The world map is littered with collectibles for you to find, some represented as sparkling icons on the ground and others in treasure chests. These can then be used to create new equipment and outfits that you can equip on Luffy for special boosts, but the amount of time it takes to open treasure chests by holding down Triangle almost makes it not worth dealing with most of the time. Even with the skill unlocked to speed up this process, it takes five seconds of holding down the button to open a chest, which is way too long.
Bandai Namco and Ganbarion team up yet again for a brand new One Piece game that tries plenty of new things, but falters in just about as many as well. The story and setting of One Piece: World Seeker legitimately feel like they fit right in with the rest of the series thanks to a brand new compelling story that lets you traverse an open world for the first time in the series. This open world also brings its own downfalls though, with plenty of lifeless locales and what feels like an unfinished combat system that is way too simple for its own good.
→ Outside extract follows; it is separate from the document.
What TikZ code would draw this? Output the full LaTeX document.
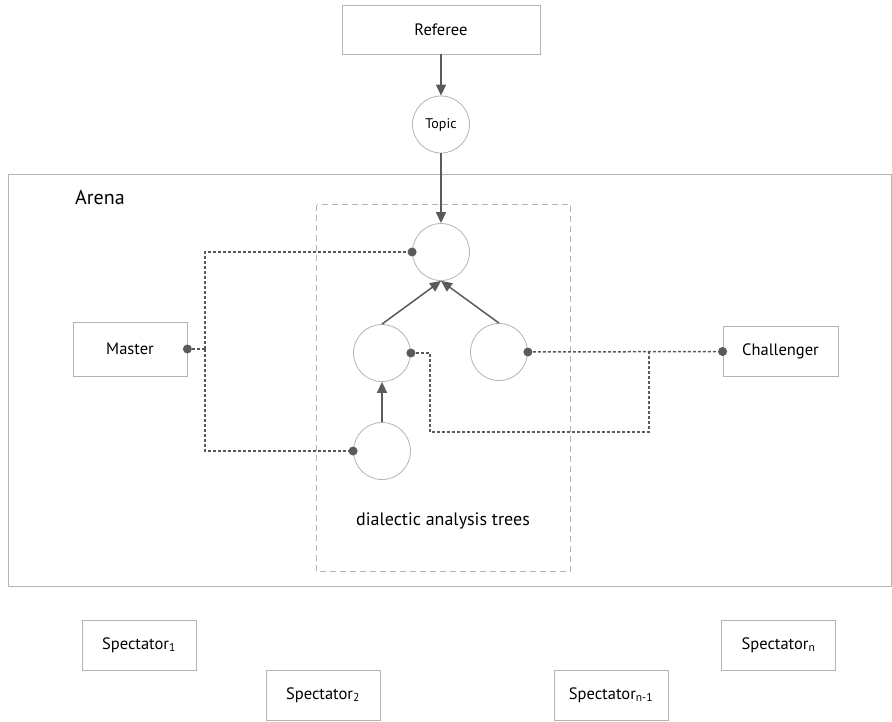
\documentclass[tikz,border=0pt]{standalone}
\usepackage{fontspec}
\setmainfont{PT Sans}
\usetikzlibrary{arrows.meta,positioning}
\definecolor{boxgray}{HTML}{B4B4B4}
\definecolor{linegray}{HTML}{5A5A5A}
\tikzset{
  rbox/.style={draw=boxgray, line width=0.8pt, fill=white, minimum width=#1, minimum height=50pt, inner sep=0pt, font=\fontsize{16.5}{18}\selectfont},
  rbox/.default=114pt,
  tnode/.style={circle, draw=boxgray, line width=0.8pt, fill=white, minimum size=57pt, inner sep=0pt},
  solidarrow/.style={draw=linegray, line width=1.5pt, -{Triangle[length=11pt,width=10pt]}},
  dotplain/.style={draw=linegray, line width=1.5pt, dash pattern=on 3pt off 2pt},
  enddot/.style={fill=linegray},
}
\begin{document}
\begin{tikzpicture}[x=1pt,y=-1pt]
\useasboundingbox (0,0) rectangle (892,721);
% arena
\draw[boxgray, line width=1pt] (8,174) rectangle (891,586);
\node[anchor=west, font=\fontsize{20}{22}\selectfont, inner sep=0pt] (arena) at (75,198) {Arena};
% dashed tree frame
\draw[boxgray, line width=0.9pt, dash pattern=on 6pt off 4pt] (316.5,204.5) rectangle (570.5,571);
\node[font=\fontsize{18}{20}\selectfont] (dat) at (443,521) {dialectic analysis trees};
% boxes
\node[rbox=198pt, minimum height=49pt] (referee) at (441,29.5) {Referee};
\node[tnode, font=\fontsize{14}{16}\selectfont] (topic) at (441,124.5) {Topic};
\node[tnode] (root) at (441,252) {};
\node[tnode] (ml) at (382,353) {};
\node[tnode] (mr) at (499,352) {};
\node[tnode] (bot) at (382,451) {};
\node[rbox=114pt, minimum height=54pt] (master) at (130,349) {Master};
\node[rbox=115pt] (chal) at (780.5,351.5) {Challenger};
\node[rbox] (s1) at (139,645) {Spectator\textsubscript{1}};
\node[rbox] (s2) at (323,695) {Spectator\textsubscript{2}};
\node[rbox] (sn1) at (611,695) {Spectator\textsubscript{n-1}};
\node[rbox] (sn) at (778.5,645) {Spectator\textsubscript{n}};
% solid arrows
\draw[solidarrow] (referee) -- (topic);
\draw[solidarrow] (topic) -- (root);
\draw[solidarrow] (ml.north) -- (root.south);
\draw[solidarrow] (mr.north) -- (root.south);
\draw[solidarrow] (bot) -- (ml);
% dotted connectors
\coordinate (mj) at (205,349);
\coordinate (cj) at (649,352);
\draw[dotplain] (master.east) -- (mj);
\draw[dotplain] (mj) |- (root.west);
\draw[dotplain] (mj) |- (bot.west);
\draw[dotplain] (mr.east) -- (chal.west);
\draw[dotplain] (ml.east) -| (430,432) -| (cj);
% end dots
\foreach \p in {master.east, root.west, bot.west, mr.east, chal.west, ml.east}
  \fill[enddot] (\p) circle (4.5pt);
\end{tikzpicture}
\end{document}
Original stories for longtime running manga and anime series have become the popular option in recent years in games such as Dragon Ball FighterZ, and One Piece: World Seeker does just that with a captivating new story for Luffy and the Straw Hat Pirates. Even as fun as it can be zipping around the island with Luffy’s outstretched arms, the numerous issues start to bubble up very quickly though and they make One Piece: World Seeker start to feel very monotonous and lackluster way too early into the game.
One Piece: World Seeker
- Available On: PS4, Xbox One, PC
- Published By: Bandai Namco Entertainment
- Developed By: Ganbarion
- Genre: Action-Adventure
- US Release Date: March 15th, 2019
- Reviewed On: PS4
- Quote: "Even as fun as it can be zipping around the island with Luffy's outstretched arms, the numerous issues start to bubble up very quickly and they make One Piece: World Seeker start to feel very monotonous and lackluster way too early into the game."